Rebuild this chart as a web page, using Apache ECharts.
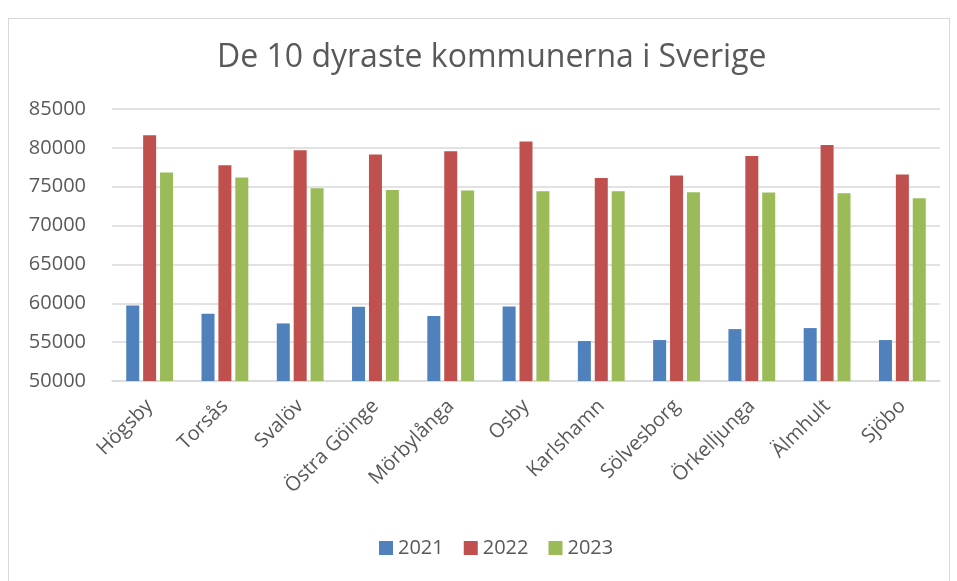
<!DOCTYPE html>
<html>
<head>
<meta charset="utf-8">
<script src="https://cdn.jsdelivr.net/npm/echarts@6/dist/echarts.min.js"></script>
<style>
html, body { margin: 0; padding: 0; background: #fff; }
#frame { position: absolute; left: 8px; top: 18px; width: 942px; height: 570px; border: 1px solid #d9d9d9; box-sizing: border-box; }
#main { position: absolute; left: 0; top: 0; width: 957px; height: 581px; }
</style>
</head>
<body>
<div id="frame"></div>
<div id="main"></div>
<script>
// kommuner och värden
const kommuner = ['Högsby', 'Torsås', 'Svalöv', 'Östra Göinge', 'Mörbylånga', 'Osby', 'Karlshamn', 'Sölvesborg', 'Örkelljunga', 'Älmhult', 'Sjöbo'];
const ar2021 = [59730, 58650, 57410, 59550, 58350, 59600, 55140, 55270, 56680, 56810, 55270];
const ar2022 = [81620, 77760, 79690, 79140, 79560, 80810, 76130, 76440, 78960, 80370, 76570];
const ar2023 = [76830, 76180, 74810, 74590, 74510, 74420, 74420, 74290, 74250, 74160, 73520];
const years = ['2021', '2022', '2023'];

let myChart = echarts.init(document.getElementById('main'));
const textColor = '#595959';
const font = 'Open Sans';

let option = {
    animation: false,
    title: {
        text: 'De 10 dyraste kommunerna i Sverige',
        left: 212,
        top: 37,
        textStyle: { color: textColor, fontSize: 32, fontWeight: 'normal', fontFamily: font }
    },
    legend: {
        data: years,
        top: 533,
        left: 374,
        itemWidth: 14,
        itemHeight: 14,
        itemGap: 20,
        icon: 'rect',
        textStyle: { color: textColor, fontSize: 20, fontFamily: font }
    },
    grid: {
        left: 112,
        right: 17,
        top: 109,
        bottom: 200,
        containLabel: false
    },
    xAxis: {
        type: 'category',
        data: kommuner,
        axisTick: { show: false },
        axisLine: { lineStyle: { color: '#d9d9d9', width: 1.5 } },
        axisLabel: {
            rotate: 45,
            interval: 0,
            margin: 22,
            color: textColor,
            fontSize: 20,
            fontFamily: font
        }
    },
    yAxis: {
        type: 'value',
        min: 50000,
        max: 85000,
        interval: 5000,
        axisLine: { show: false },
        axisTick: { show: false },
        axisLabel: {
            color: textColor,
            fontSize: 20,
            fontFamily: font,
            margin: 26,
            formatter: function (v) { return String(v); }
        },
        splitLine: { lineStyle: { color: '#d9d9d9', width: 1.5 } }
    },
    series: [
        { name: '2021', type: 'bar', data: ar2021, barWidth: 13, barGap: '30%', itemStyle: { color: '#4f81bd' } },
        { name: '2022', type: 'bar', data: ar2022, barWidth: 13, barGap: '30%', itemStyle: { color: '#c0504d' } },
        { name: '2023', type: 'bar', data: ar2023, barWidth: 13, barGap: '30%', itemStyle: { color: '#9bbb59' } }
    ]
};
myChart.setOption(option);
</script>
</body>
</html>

### Set exercise
Starting at the top of the listing above, please restate word for word each line up to and including the one that holds "const font = 'Open Sans';", omitting every image.

### The answer
Rebuild this chart as a web page, using Apache ECharts.
<!DOCTYPE html>
<html>
<head>
<meta charset="utf-8">
<script src="https://cdn.jsdelivr.net/npm/echarts@6/dist/echarts.min.js"></script>
<style>
html, body { margin: 0; padding: 0; background: #fff; }
#frame { position: absolute; left: 8px; top: 18px; width: 942px; height: 570px; border: 1px solid #d9d9d9; box-sizing: border-box; }
#main { position: absolute; left: 0; top: 0; width: 957px; height: 581px; }
</style>
</head>
<body>
<div id="frame"></div>
<div id="main"></div>
<script>
// kommuner och värden
const kommuner = ['Högsby', 'Torsås', 'Svalöv', 'Östra Göinge', 'Mörbylånga', 'Osby', 'Karlshamn', 'Sölvesborg', 'Örkelljunga', 'Älmhult', 'Sjöbo'];
const ar2021 = [59730, 58650, 57410, 59550, 58350, 59600, 55140, 55270, 56680, 56810, 55270];
const ar2022 = [81620, 77760, 79690, 79140, 79560, 80810, 76130, 76440, 78960, 80370, 76570];
const ar2023 = [76830, 76180, 74810, 74590, 74510, 74420, 74420, 74290, 74250, 74160, 73520];
const years = ['2021', '2022', '2023'];

let myChart = echarts.init(document.getElementById('main'));
const textColor = '#595959';
const font = 'Open Sans';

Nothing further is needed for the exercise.